Photo by Sylvain Deleu
Space, both as a notion and as a physical presence, is something that permeates this year’s Wysing Festival, which now in its seventh edition, bears the vastitude title Space-Time: The Multiverse. Inside the main gallery, the setup has been rotated so that the stage runs parallel to the audience, forcing you closer to the performers. Four mounted monitors emit some of the best sound I’ve ever heard from such a basic setup courtesy of sound engineer Charles Poulet, although as someone quite rightly points out later on, Poulet "could get good sound out of a bag of nettles". Over the course of the day, the idea of space plays out in myriad ways. Klara Lewis jars landscapes together via field recordings, bristling abrasive and ambient textures, while contemporary dancer Lucy Suggate, – who performs within a central rectangle taped off on the floor as James Holden plays cuts from his The Inheritors album – explores the physical margins of space within the gallery. Any permission to join in the dancing is denied by the delineated marker of white tape, and while Suggate’s choreography is mesmerising – she moves across the floor both frantically and deliberately; occupying corners; intensely staring into the middle distance – it’s also fascinatingly aggressive and constricting.
Beatrice Dillon’s late afternoon set falls 45 minutes behind schedule, so by the time it begins at quarter to five, the audience has swelled into the narrow space before the stage. Dillon, from beneath a projection of bleeding C-Type photogram visuals by artist Jesc Bunyard, pumps thunderous ascending drone through the room.
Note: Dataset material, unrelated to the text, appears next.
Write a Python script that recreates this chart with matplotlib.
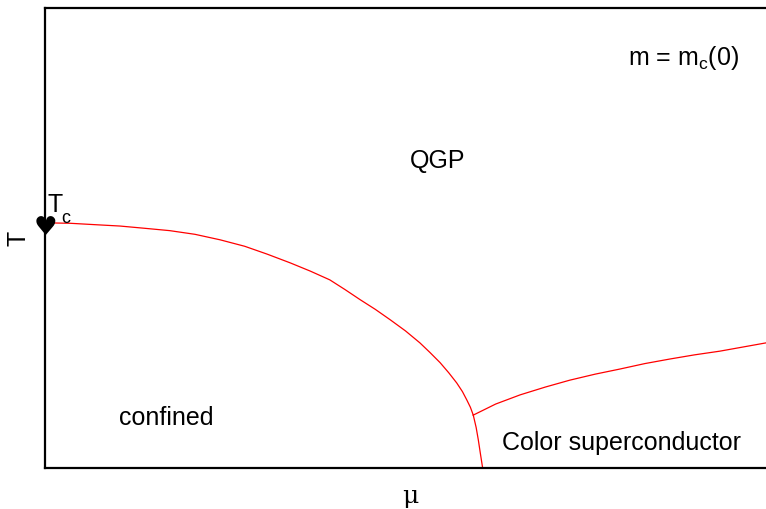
import matplotlib
matplotlib.use('Agg')
import matplotlib.pyplot as plt

plt.rcParams['font.family'] = ['Liberation Sans', 'DejaVu Sans']
plt.rcParams['mathtext.fontset'] = 'custom'
plt.rcParams['mathtext.rm'] = 'Liberation Sans'
plt.rcParams['mathtext.it'] = 'Liberation Sans'

# phase boundary: confined / QGP (chemical potential mu, temperature T, scaled 0..1)
mu_qgp = [0.0, 0.035, 0.069, 0.104, 0.139, 0.173, 0.208, 0.243, 0.277, 0.308,
          0.340, 0.368, 0.395, 0.416, 0.437, 0.458, 0.479, 0.500, 0.520, 0.534,
          0.548, 0.560, 0.571, 0.579, 0.585, 0.590, 0.594]
T_qgp = [0.533, 0.532, 0.529, 0.526, 0.521, 0.516, 0.508, 0.496, 0.482, 0.465,
         0.446, 0.428, 0.409, 0.388, 0.366, 0.345, 0.322, 0.298, 0.272, 0.251,
         0.229, 0.207, 0.185, 0.166, 0.148, 0.132, 0.115]

# boundary: confined / color superconductor
mu_csc = [0.594, 0.598, 0.601, 0.604, 0.607]
T_csc = [0.115, 0.088, 0.061, 0.030, 0.0]

# boundary: QGP / color superconductor
mu_top = [0.594, 0.625, 0.659, 0.694, 0.728, 0.763, 0.797, 0.832, 0.867, 0.901,
          0.936, 0.968, 1.0]
T_top = [0.115, 0.139, 0.159, 0.176, 0.191, 0.204, 0.215, 0.227, 0.237, 0.246,
         0.254, 0.263, 0.272]

Tc = 0.533

fig = plt.figure(figsize=(7.66, 5.09), dpi=100)
ax = fig.add_axes([45 / 766, 41 / 509, 721 / 766, 460 / 509])

# red phase lines
for xs, ys in [(mu_qgp, T_qgp), (mu_csc, T_csc), (mu_top, T_top)]:
    ax.plot(xs, ys, color='red', lw=0.9, clip_on=False)

ax.set_xlim(0, 1)
ax.set_ylim(0, 1)
ax.set_xticks([])
ax.set_yticks([])
ax.spines['right'].set_visible(False)
for s in ['left', 'bottom', 'top']:
    ax.spines[s].set_linewidth(1.6)

fs = 18

# critical temperature marker
ax.text(0.0, Tc - 0.012, '\u2665', fontsize=19, ha='center', va='center',
        family='DejaVu Sans', clip_on=False)
ax.text(0.003, Tc + 0.012, 'T', fontsize=fs, ha='left', va='bottom')
ax.text(0.023, Tc - 0.010, 'c', fontsize=13, ha='left', va='bottom')

ax.text(0.545, 0.667, 'QGP', fontsize=fs, ha='center', va='center')
ax.text(0.885, 0.891, r'm = m$_\mathrm{c}$(0)', fontsize=fs, ha='center', va='center')
ax.text(0.168, 0.109, 'confined', fontsize=fs, ha='center', va='center')
ax.text(0.799, 0.054, 'Color superconductor', fontsize=fs, ha='center', va='center')

# axis labels
fig.text(410 / 766, 1 - 496 / 509, '\u03bc', fontsize=fs, ha='center', va='center',
         family='DejaVu Serif')
fig.text(18 / 766, 1 - 238 / 509, 'T', fontsize=fs, ha='center', va='center',
         rotation=90)

fig.savefig('out.png', dpi=100)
There’s discordant whistling and the hiss of percussion before waves of bass roll in and out, leaving delicate moments of deliberation just before it kicks. The clicks of percussion steadily form patterns over reverbed wood block taps, before the familiarity of Dillon’s Blues Dances rings through the whips of noise. There’s a warmness here that’s not so tangible on record; the "oh oh oh" vocals are hinted at rather than fully deployed, so that they stretch out into sonic smoke rings that float above the crowd, rising until they break. ‘Longing’, the Ernst Jandl-sampling track from Blues Dances, emerges from depths, drums panning until the whole thing slows down entirely and the percussion is reduced to crackles. Here, Dillon propels it forward once more until it teeters on the edge of chaos, before slowing it again, ever-meandering, neatly avoiding the temptation to go for the upwards trajectory with a casual nudge of a finger on her laptop keyboard.
Towards the latter half of the set, Verity Susman emerges with a saxophone to play the wonky rhythms that pepper Dillon’s excellent recent Where To Now 12", Face A/B. The framework of ‘Face A’ emerges and settles, before slipping into something else. Later, when Jen Allan plays it in her excellent closing DJ set to a looser-limbed, more inebriated crowd over on the Amphis stage, it’s met with joyous high-energy dancing. Here though, before darkness, the kick drums are punctured and the otherworldly bloops brush against jackets and shoulders with little return. This juxtaposition of reactions seems to signify what I perhaps find most interesting about the music Dillon is making at the moment – its nebulous ambiguity; how it constantly teeters on the edge of definition, allowing itself to be malleable to any given context. As a concluding vocal sample fades out into silence, the gallery space is filled once more – with the loudest applause of the day.